Office of Compliance Inspections and Examinations—Eyes and Ears of the SEC
The 21st Annual GIPS Standards Conference will be held 14–15 September 2017 in San Diego, California.
The SEC’s Office of Compliance Inspections and Examinations (OCIE), administers the SEC’s National Examination Program to ensure that registrants are in compliance with federal securities laws. The office not only refers cases to the SEC’s Division of Enforcement, but its exam findings are used throughout the SEC to assist in rulemaking and to identify and monitor industry practices and associated risks. At the 2016 Annual GIPS® Standards Conference, the director of OCIE, Marc Wyatt, CFA, talked about what the office does.
As the “eyes and ears” of the SEC, OCIE’s work is transparent, risk based, and data driven, according to Wyatt. It does not make federal securities laws or policies, and it is not serving as an enforcer. Wyatt noted that all divisions at the SEC do work together as needed. For example, if someone at OCIE needs a rule interpretation based on specific facts and circumstances, they can often just ask the person that wrote the rule.
Not Out to Get You
OCIE does not want to be viewed as a “gotcha” regulator, so it takes transparency very seriously. For the fifth year in a row, it will be publishing its exam priorities to inform registrants on what it perceives to be heighted risk areas in the industry. It also issues Risk Alerts when issues arise that warrant more attention. It frequently informs the industry about specific exam initiatives as well as its findings at the conclusion of those initiatives. Just because it is looking at a particular area does not mean it believes there is a violation of securities laws.
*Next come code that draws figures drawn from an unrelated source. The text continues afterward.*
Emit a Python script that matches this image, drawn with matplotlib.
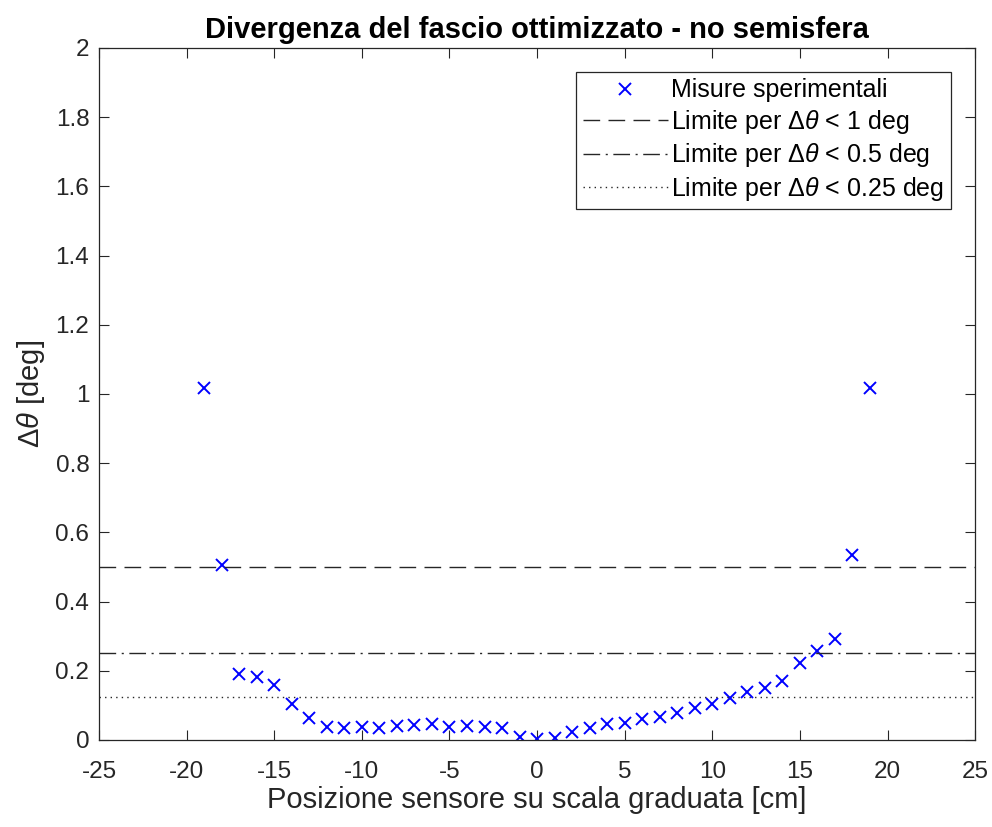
import numpy as np
import matplotlib
matplotlib.use('Agg')
import matplotlib.pyplot as plt
from matplotlib.ticker import FuncFormatter

plt.rcParams['font.family'] = ['Liberation Sans', 'DejaVu Sans']
plt.rcParams['mathtext.fontset'] = 'custom'
plt.rcParams['mathtext.rm'] = 'Liberation Sans'
plt.rcParams['mathtext.it'] = 'Liberation Sans:italic'
plt.rcParams['axes.unicode_minus'] = False

###DATA###
pos = np.arange(-19, 20)
dtheta = [1.016, 0.507, 0.190, 0.181, 0.158, 0.103, 0.063, 0.037, 0.036, 0.038,
          0.034, 0.040, 0.043, 0.045, 0.038, 0.040, 0.038, 0.034, 0.008, 0.003,
          0.007, 0.022, 0.034, 0.045, 0.050, 0.060, 0.067, 0.079, 0.092, 0.104,
          0.122, 0.138, 0.149, 0.171, 0.222, 0.258, 0.291, 0.536, 1.018]
lim_1 = 0.5
lim_05 = 0.25
lim_025 = 0.125

###PLOT###
fig = plt.figure(figsize=(9.92, 8.27), dpi=100)
ax = fig.add_axes([0.0998, 0.1052, 0.8832, 0.8368])

ax.plot(pos, dtheta, 'x', color='#0000ff', markersize=9, markeredgewidth=1.4,
        label='Misure sperimentali')
ax.axhline(lim_1, color='#262626', lw=1.0, ls=(0, (12, 6)), label=r'Limite per $\Delta\theta$ < 1 deg')
ax.axhline(lim_05, color='#262626', lw=1.0, ls=(0, (12, 4, 1.5, 4)), label=r'Limite per $\Delta\theta$ < 0.5 deg')
ax.axhline(lim_025, color='#262626', lw=1.0, ls=(0, (1, 3)), label=r'Limite per $\Delta\theta$ < 0.25 deg')

ax.set_xlim(-25, 25)
ax.set_ylim(0, 2)
ax.set_xticks(np.arange(-25, 26, 5))
ax.set_yticks(np.arange(0, 2.01, 0.2))
ax.yaxis.set_major_formatter(FuncFormatter(lambda v, p: '%g' % round(v, 2)))
ax.tick_params(direction='in', length=7, labelsize=17.5, color='#262626',
               labelcolor='#262626', top=True, right=True, pad=7)
ax.tick_params(axis='x', pad=15)
for s in ax.spines.values():
    s.set_color('#262626')
    s.set_linewidth(0.9)

ax.set_title('Divergenza del fascio ottimizzato - no semisfera', fontsize=21,
             fontweight='bold', pad=7)
ax.set_xlabel('Posizione sensore su scala graduata [cm]', fontsize=21, color='#262626', labelpad=2)
ax.set_ylabel(r'$\Delta\theta$ [deg]', fontsize=21, color='#262626', labelpad=6)

leg = ax.legend(loc='upper right', fontsize=18, fancybox=False, framealpha=1,
                edgecolor='#262626', handlelength=3.4, borderpad=0.25,
                labelspacing=0.22, handletextpad=0.15, borderaxespad=0,
                bbox_to_anchor=(0.972, 0.965))
leg.get_frame().set_linewidth(0.9)

fig.savefig('out.png', dpi=100)
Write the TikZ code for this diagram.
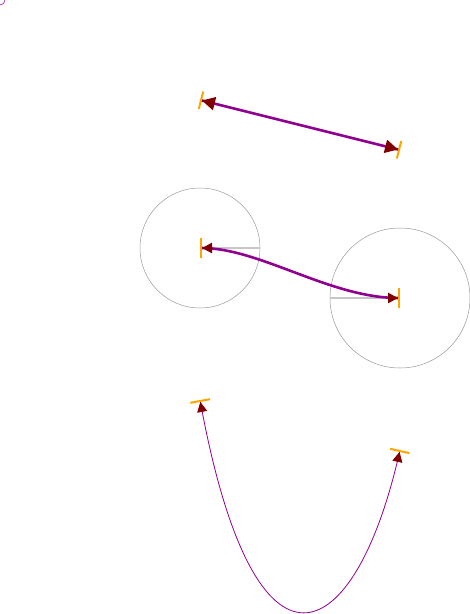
\documentclass[tikz,border=0pt]{standalone}
\usetikzlibrary{arrows.meta}
\definecolor{barorange}{RGB}{255,165,0}
\definecolor{tipred}{RGB}{128,0,0}
\definecolor{curvepurple}{RGB}{144,0,144}

\begin{document}
\begin{tikzpicture}[x=1pt,y=-1pt,
    bigtips/.style={arrows={Bar[color=barorange,width=18pt,line width=2pt]Triangle[color=tipred,length=13pt,width=13pt]-Triangle[color=tipred,length=13pt,width=13pt]Bar[color=barorange,width=18pt,line width=2pt]}},
    smalltips/.style={arrows={Bar[color=barorange,width=20pt,line width=2pt]Triangle[color=tipred,length=10pt,width=10pt]-Triangle[color=tipred,length=10pt,width=10pt]Bar[color=barorange,width=20pt,line width=2pt]}},
    curve/.style={curvepurple},
    guide/.style={gray!80,line width=0.5pt},
    handle/.style={gray!45,line width=1.5pt}]
  \useasboundingbox (0,0) rectangle (470,614);
  % points
  \coordinate (a1) at (200,100);
  \coordinate (a2) at (400,150);
  \coordinate (m1) at (200,248);
  \coordinate (m2) at (400,298);
  \coordinate (c1) at (260,248);
  \coordinate (c2) at (330,298);
  \coordinate (b1) at (200,400);
  \coordinate (b2) at (400,450);
  \coordinate (d1) at (255,700);
  \coordinate (d2) at (355,650);
  \draw[curve,line width=0.8pt,curvepurple!75] (0,5) arc[start angle=-90,end angle=0,radius=5pt];
  % straight
  \draw[curve,bigtips,line width=2.6pt] (a1) -- (a2);
  % curve with handles
  \draw[guide] (m1) circle (60);
  \draw[guide] (m2) circle (70);
  \draw[handle] (m1) -- (c1);
  \draw[handle] (m2) -- (c2);
  \draw[curve,smalltips,line width=2.6pt] (m1) .. controls (c1) and (c2) .. (m2);
  % loop
  \draw[curve,smalltips,line width=0.8pt] (b1) .. controls (d1) and (d2) .. (b2);
\end{tikzpicture}
\end{document}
In fact, it may conduct a “sweep” so that the SEC can learn more about a particular product or practice.
Throughout the SEC, a staggering amount of data is being used to conduct data analytics. With respect to OCIE, this data consists of not only information contained in SEC filings but also data from third-party databases. The data is used to help determine which firms to examine as well as by examiners when conducting on-site examinations.
OCIE can examine only about 10% of all registrants in a given year, so it spends a lot of time and resources determining which registrants to examine by using a risk-based approach to identify high-risk firms. The office developed risk factors, such as turnover in C-suite executives, significant changes in AUM, the nature of any new strategies being developed, and aberrational performance, and it then ranks those risk factors in order to assess the risk at a particular firm. Each of the regional offices have input into the process because they may have specific knowledge regarding their registrants.
Being Selective
Wyatt stressed that OCIE is always trying to improve the examination selection process, similar to how an investment management firm will refine its investment process. For example, if it finds itself selecting firms at which the risk was not nearly as significant as it initially thought, OCIE will refine the process. OCIE even conducted a “never-before-examined” sweep in order to validate that low risk registrants do not need to be examined. Wyatt indicated that the enforcement referrals on those examinations were only 1/6 to 1/8 of others, and so the sweep was able to establish that those firms were indeed lower risk.
Of the examinations that OCIE conducts, approximately 10% result in referrals to the Division of Enforcement and roughly 10% have no findings. Contrary to popular belief, OCIE will issue a no findings letter when it has nothing to report. Presumably, the balance result in identified deficiencies that are noted through the issuance of a deficiency letter.
When asked whether there were any areas of performance reporting or performance advertising on which OCIE is focusing, Wyatt responded that there are issues with backtesting and selective performance disclosures. He also noted that if a firm indicates that it is complying with a given standard, such as the GIPS standards, OCIE will examine whether the firm is applying that standard effectively and consistently.